A Tuesday night meeting of more than 70 in Caulfield's home produced a petition to Mayor Marion Barry urging a delay in opening the house until at least Sept. 30, and requesting public hearings "for a full and complete review of the appropriateness of this site . . . "

Chief among their concerns, the opponents said, are that eight residents "significantly exceeds neighborhood standards," that the city has agreed to rent the house for nearly twice the fair market value and that the community has not been given "oversight authority" for management of the house.

Barry said at a news conference yesterday that "every community should take its share" of such facilities. He noted that some of his Suitland Road SE neighbors have objected to placement of formerly institutionalized people near his home.

Some of the Cleveland Park residents, including Risher, have sought unsuccessfully to enlist the support of City Council member Polly Shackleton (D-Ward 3) in their fight.

"Everybody is very sympathetic about getting people out of these innstitutions, but 'not in my neighborhood,' " Shackleton said. She noted that the city is under a 1978 federal court order to move Forest Haven's residents to homes in the community and that the city has a two-year-old law mandating equal rights in housing for the mentally handicapped.

Location of the facility at the Cathedral Avenue home was made possible last month when new zoning regulations were approved by the city which permit such group homes in residential neighborhoods and increased the allowable number of people who can live in them.

The Kennedy Institute, a 21-year-old organization for the mentally retarded, recently contracted with the city to manage seven such homes.
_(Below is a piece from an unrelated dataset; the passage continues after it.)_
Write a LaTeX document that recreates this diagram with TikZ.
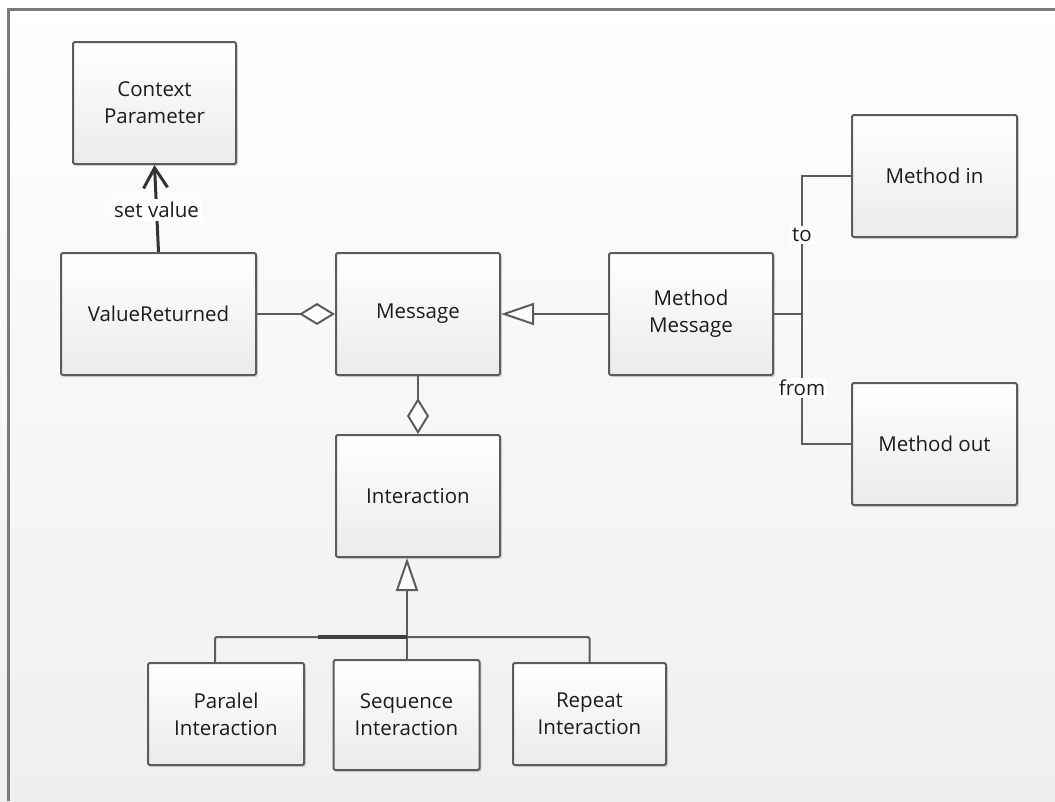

It will manage the house with full-time residential supervisory staff, according to Eichhorn.

The eight women eventually slated to to live there are "a lovely group of ladies" with no behavior problems, Eichhorn said. The women now live with no difficulty in a similarly supervised house near 13th and R streets NW, she said. Although the current location is safe for the residents when they are inside, it is located between the drug traffic concentrated around 14th and U streets and the prostitution trade of Logan Circle, both good reasons to relocate, she said.
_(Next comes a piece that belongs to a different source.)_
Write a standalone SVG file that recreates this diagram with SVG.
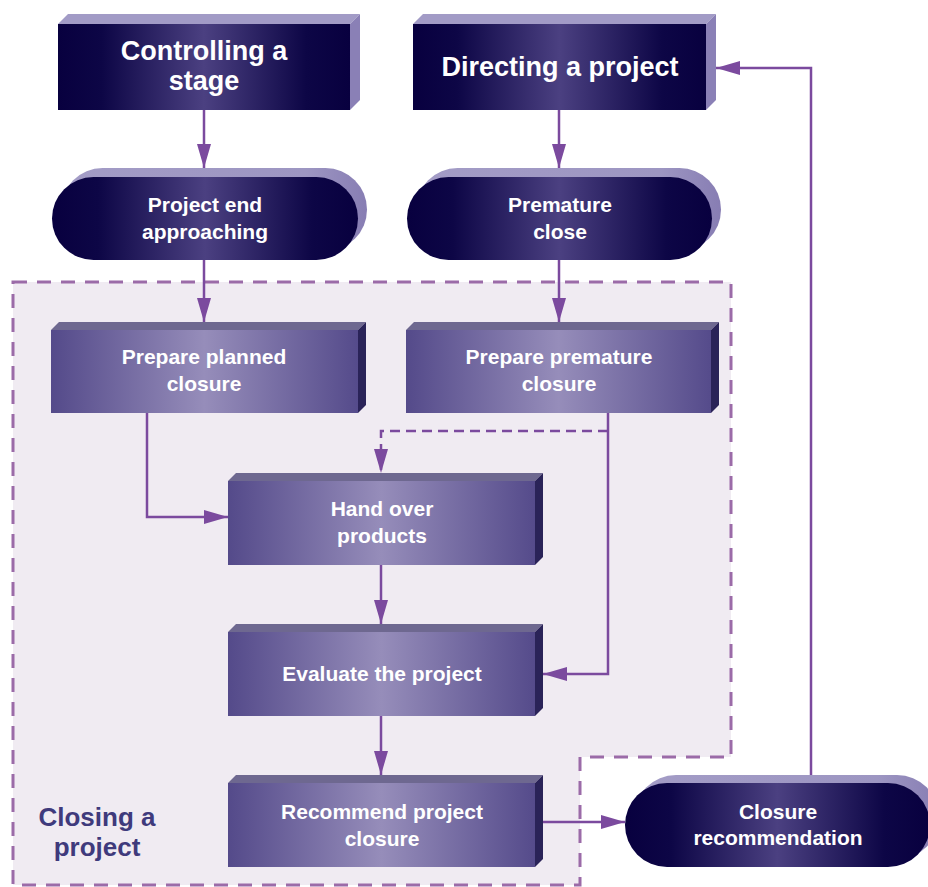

"I don't think there is any question but that they are trying to find a way out, but I don't believe there is any legal way out," said one person familiar with the outcry who asked not to be identified. "It's one thing for people to be very liberal and support the right causes, but they just didn't expect it to be next door. They view themselves as living in a protected environment and the issues they are raising are spurious."

A longtime resident of Cleveland Park who disagrees with the opposition to the home said she has been saddened by her neighbors' dissension and hopes the women "don't feel this antagonism once they come."

Another man who has attended the community meetings was more blunt. "I think they're a bunch of bigots. The opponents always say it's all right as long as they don't get close to me."

Risher said he and his neighbors are "neither Neanderthal nor totally against the program. The reason for opposition is a lack of confidence that what the D.C. government is going to do will be in the best interest of the mentally retarded or the neighborhood."

Risher said he supports the program to locate group homes throughout the city, but feels the city has bungled its handling of the plan. He said he opposed and refused to sign the petition to the mayor. He said that in spite of the community's criticism, the opponents still should have supported the Cathedral Avenue site as a matter of principle.

Eichhorn said the city has agreed, as neighbors asked, to fence in the back yard and add a locked gate to the alley exit of the house. The gate and other renovations cost more than $14,000, according to Dixie Drabkin, coowner of the house with her husband, Bernard, a physician employed by the D.C. Department of Human Services.

Valued at about $170,000, the house originally was advertised for rent at $1,100 a month, but the rent was increased to offset renovation costs, she said.